Lighten the Load with a Sheet or an App

Everything above works perfectly well on paper or in a spreadsheet. A good first step is a template like our lesson payment and attendance sheet, which puts the student-by-month matrix and the makeup list in one file. Just having a fixed place to write things down takes a surprising amount of weight off.

If you would like the monthly totals and unpaid checks handled automatically, there is also Lessonory, a management app for lesson studios. Open the home screen and you can see this month's expected income, what is still unpaid, today's lessons, and how many makeups remain, and marking a payment as received takes a single tap. Because you can update it between lessons, the end-of-month reconstruction from memory simply goes away.

Whether you choose paper, a spreadsheet, or an app, the foundation is the same: keep your records in one place, and look them over twice a month. Pick whichever tool fits the size and style of your studio.

  • Start with a template to give your records a single home.
  • For automatic totals and unpaid checks, try the Lessonory app.
  • Whatever the tool, the twice-monthly review is what the system rests on.

FAQ

I have fewer than ten students. Is a tracking table really worth it?

Yes. Even with a small roster, juggling payments, attendance, and makeups from memory or across several places leads to extra checking and the occasional mix-up. A small table with one fixed home for your records also grows naturally with you as your studio does.

How long should the deadline for makeup lessons be?

The right length depends on how your studio runs and how often lessons happen, so there is no universal answer. Many studios pick a clean cutoff such as the end of the following month and share it at enrollment. What matters most is that a deadline exists and is communicated up front.

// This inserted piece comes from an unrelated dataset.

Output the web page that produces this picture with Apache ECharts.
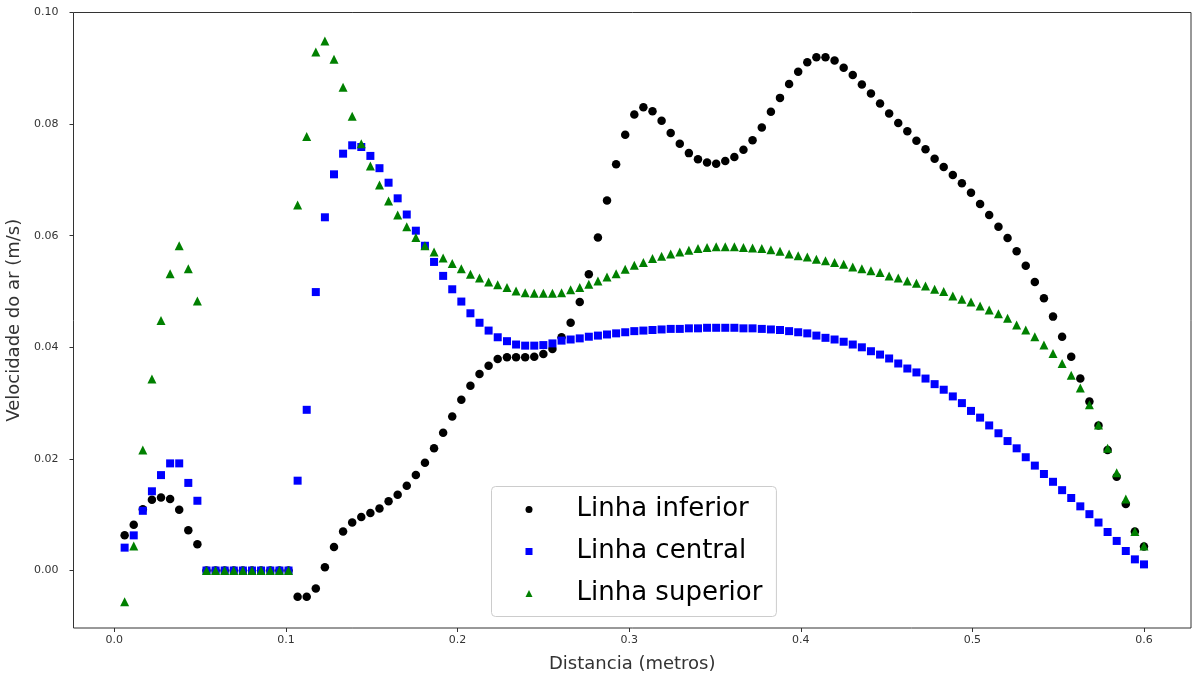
<!DOCTYPE html>
<html>
<head>
<meta charset="utf-8">
<title>Velocidade do ar</title>
<script src="https://cdn.jsdelivr.net/npm/echarts@6.0.0/dist/echarts.min.js"></script>
<style>
  html, body { margin: 0; padding: 0; background: #fff; }
  #chart { width: 1193px; height: 677px; }
</style>
</head>
<body>
<div id="chart"></div>
<script>
// distancia ao longo da linha (metros)
var distancia = [
  0.0060, 0.0113, 0.0166, 0.0219, 0.0272, 0.0325, 0.0378, 0.0431, 0.0484, 0.0537,
  0.0590, 0.0643, 0.0696, 0.0749, 0.0802, 0.0855, 0.0909, 0.0962, 0.1015, 0.1068,
  0.1121, 0.1174, 0.1227, 0.1280, 0.1333, 0.1386, 0.1439, 0.1492, 0.1545, 0.1598,
  0.1651, 0.1704, 0.1757, 0.1810, 0.1863, 0.1916, 0.1969, 0.2022, 0.2075, 0.2128,
  0.2181, 0.2234, 0.2288, 0.2341, 0.2394, 0.2447, 0.2500, 0.2553, 0.2606, 0.2659,
  0.2712, 0.2765, 0.2818, 0.2871, 0.2924, 0.2977, 0.3030, 0.3083, 0.3136, 0.3189,
  0.3242, 0.3295, 0.3348, 0.3401, 0.3454, 0.3507, 0.3560, 0.3613, 0.3666, 0.3719,
  0.3773, 0.3826, 0.3879, 0.3932, 0.3985, 0.4038, 0.4091, 0.4144, 0.4197, 0.4250,
  0.4303, 0.4356, 0.4409, 0.4462, 0.4515, 0.4568, 0.4621, 0.4674, 0.4727, 0.4780,
  0.4833, 0.4886, 0.4939, 0.4992, 0.5045, 0.5098, 0.5152, 0.5205, 0.5258, 0.5311,
  0.5364, 0.5417, 0.5470, 0.5523, 0.5576, 0.5629, 0.5682, 0.5735, 0.5788, 0.5841,
  0.5894, 0.5947, 0.6000
]

// velocidade do ar (m/s) em cada linha
var linhaInferior = [
  0.0063, 0.0082, 0.0110, 0.0127, 0.0131, 0.0128, 0.0109, 0.0072, 0.0047,
  0, 0, 0, 0, 0, 0, 0, 0, 0, 0,
  -0.0047, -0.0047, -0.0032, 0.0006, 0.0042, 0.0070, 0.0086, 0.0096, 0.0103, 0.0111, 0.0124, 0.0136,
  0.0152, 0.0171, 0.0193, 0.0219, 0.0247, 0.0276, 0.0306, 0.0331, 0.0352,
  0.0367, 0.0379, 0.0382, 0.0382, 0.0382, 0.0383, 0.0388, 0.0397, 0.0418, 0.0444, 0.0481, 0.0531,
  0.0597, 0.0663, 0.0728, 0.0781, 0.0817, 0.0830, 0.0823, 0.0806,
  0.0784, 0.0765, 0.0748, 0.0737, 0.0731, 0.0729, 0.0734, 0.0741, 0.0754, 0.0771, 0.0794,
  0.0822, 0.0847, 0.0872, 0.0894, 0.0911, 0.0920, 0.0920, 0.0914,
  0.0901, 0.0888, 0.0871, 0.0855, 0.0837, 0.0819, 0.0802, 0.0787, 0.0770, 0.0755, 0.0738, 0.0723,
  0.0709, 0.0694, 0.0677, 0.0657, 0.0637, 0.0616, 0.0596, 0.0572, 0.0546, 0.0517, 0.0488, 0.0455,
  0.0419, 0.0383, 0.0344, 0.0303, 0.0260, 0.0216, 0.0168, 0.0119, 0.0070, 0.0043
]

var linhaCentral = [
  0.0041, 0.0063, 0.0107, 0.0142, 0.0171, 0.0192, 0.0192, 0.0157, 0.0125,
  0, 0, 0, 0, 0, 0, 0, 0, 0, 0,
  0.0161, 0.0288, 0.0499, 0.0633, 0.0710, 0.0747, 0.0762, 0.0759, 0.0743, 0.0721, 0.0695,
  0.0667, 0.0638, 0.0609, 0.0582, 0.0553, 0.0528, 0.0504, 0.0482, 0.0461, 0.0444,
  0.0430, 0.0418, 0.0411, 0.0405, 0.0403, 0.0403, 0.0404, 0.0407, 0.0412, 0.0414,
  0.0416, 0.0419, 0.0421, 0.0423, 0.0425, 0.0427, 0.0429, 0.0430, 0.0431, 0.0432,
  0.0433, 0.0433, 0.0434, 0.0434, 0.0435, 0.0435, 0.0435, 0.0435, 0.0434, 0.0434, 0.0433, 0.0432,
  0.0431, 0.0429, 0.0427, 0.0425, 0.0421, 0.0417, 0.0414, 0.0410, 0.0405, 0.0400,
  0.0393, 0.0387, 0.0380, 0.0371, 0.0362, 0.0355, 0.0344, 0.0334, 0.0324, 0.0312,
  0.0300, 0.0286, 0.0274, 0.0260, 0.0246, 0.0232, 0.0219, 0.0203, 0.0188, 0.0173,
  0.0159, 0.0144, 0.0130, 0.0115, 0.0101, 0.0086, 0.0069, 0.0053, 0.0035, 0.0020, 0.0011
]

var linhaSuperior = [
  -0.0056, 0.0044, 0.0216, 0.0343, 0.0448, 0.0532, 0.0582, 0.0541, 0.0483,
  0, 0, 0, 0, 0, 0, 0, 0, 0, 0,
  0.0655, 0.0778, 0.0929, 0.0949, 0.0916, 0.0866, 0.0814, 0.0765, 0.0725, 0.0691, 0.0662,
  0.0637, 0.0616, 0.0597, 0.0582, 0.0571, 0.0560, 0.0550, 0.0541, 0.0531, 0.0524,
  0.0517, 0.0512, 0.0507, 0.0501, 0.0498, 0.0497, 0.0497, 0.0497, 0.0498, 0.0503,
  0.0507, 0.0513, 0.0519, 0.0526, 0.0532, 0.0540, 0.0547, 0.0552, 0.0559, 0.0563,
  0.0567, 0.0571, 0.0574, 0.0577, 0.0579, 0.0580, 0.0580, 0.0580, 0.0579, 0.0578,
  0.0577, 0.0575, 0.0572,
  0.0567, 0.0564, 0.0562, 0.0558, 0.0555, 0.0552, 0.0549, 0.0544, 0.0541, 0.0537,
  0.0534, 0.0528, 0.0524, 0.0519, 0.0515, 0.0510, 0.0504, 0.0500, 0.0492, 0.0486,
  0.0481, 0.0474, 0.0467, 0.0460, 0.0452, 0.0440, 0.0431, 0.0419, 0.0404, 0.0389,
  0.0371, 0.0350, 0.0327, 0.0297, 0.0261, 0.0219, 0.0175, 0.0128, 0.0070, 0.0044
]

var xTicks = [0.0, 0.1, 0.2, 0.3, 0.4, 0.5, 0.6]
var yTicks = [0.00, 0.02, 0.04, 0.06, 0.08, 0.10]

function pares (ys) {
  return ys.map(function (y, i) { return [distancia[i], y] })
}

var fonte = 'DejaVu Sans'
var chart = echarts.init(document.getElementById('chart'))

var option = {
  animation: false,
  textStyle: { fontFamily: fonte },
  grid: {
    left: 73.5,
    right: 2,
    top: 12.5,
    bottom: 49,
    containLabel: false,
    outerBoundsMode: 'none',
    show: true,
    borderColor: '#333',
    borderWidth: 1
  },
  legend: {
    orient: 'vertical',
    left: 491.5,
    top: 486.5,
    padding: [8, 14, 8, 34],
    itemGap: 12,
    itemWidth: 7,
    itemHeight: 7,
    backgroundColor: 'rgba(255,255,255,0.8)',
    borderColor: '#cccccc',
    borderWidth: 1,
    borderRadius: 4,
    textStyle: {
      fontFamily: fonte,
      fontSize: 26,
      color: '#000',
      lineHeight: 30,
      padding: [0, 0, 0, 39]
    },
    data: ['Linha inferior', 'Linha central', 'Linha superior']
  },
  xAxis: {
    type: 'value',
    min: -0.0238,
    max: 0.6274,
    name: 'Distancia (metros)',
    nameLocation: 'middle',
    nameGap: 27,
    nameTextStyle: { fontFamily: fonte, fontSize: 18, color: '#333' },
    axisLine: { show: false, onZero: false },
    axisTick: { customValues: xTicks, length: 4, lineStyle: { color: '#333' } },
    axisLabel: {
      customValues: xTicks,
      margin: 7,
      fontSize: 11,
      color: '#333',
      formatter: function (v) { return v.toFixed(1) }
    },
    splitLine: { show: false }
  },
  yAxis: {
    type: 'value',
    min: -0.0103,
    max: 0.1,
    name: 'Velocidade do ar (m/s)',
    nameLocation: 'middle',
    nameGap: 46,
    nameTextStyle: { fontFamily: fonte, fontSize: 18, color: '#333' },
    axisLine: { show: false, onZero: false },
    axisTick: { customValues: yTicks, length: 4, lineStyle: { color: '#333' } },
    axisLabel: {
      customValues: yTicks,
      margin: 15,
      fontSize: 11,
      color: '#333',
      formatter: function (v) { return v.toFixed(2) }
    },
    splitLine: { show: false }
  },
  series: [
    {
      name: 'Linha inferior',
      type: 'scatter',
      symbol: 'circle',
      symbolSize: 8.5,
      itemStyle: { color: '#000000', opacity: 1 },
      data: pares(linhaInferior)
    },
    {
      name: 'Linha central',
      type: 'scatter',
      symbol: 'rect',
      symbolSize: 8,
      itemStyle: { color: '#0000ff', opacity: 1 },
      data: pares(linhaCentral)
    },
    {
      name: 'Linha superior',
      type: 'scatter',
      symbol: 'triangle',
      symbolSize: 9,
      itemStyle: { color: '#008000', opacity: 1 },
      data: pares(linhaSuperior)
    }
  ]
}

chart.setOption(option)
</script>
</body>
</html>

How should I decide my rules for tuition increases or refunds?

How to handle increases and refunds depends on your agreements and local regulations, so this article stays general on the topic. Putting your policy in writing and sharing it in advance is the foundation, but when a specific decision is unclear, check with a consumer protection office or a qualified professional.

Should I stop collecting tuition in cash envelopes?

There is no need to stop. Cash envelopes are clear and familiar for parents. What matters is the recording rule: the moment you receive a payment, fill in that student's cell in the table. Thinking of the payment method and the record-keeping system as two separate things makes both easier to manage.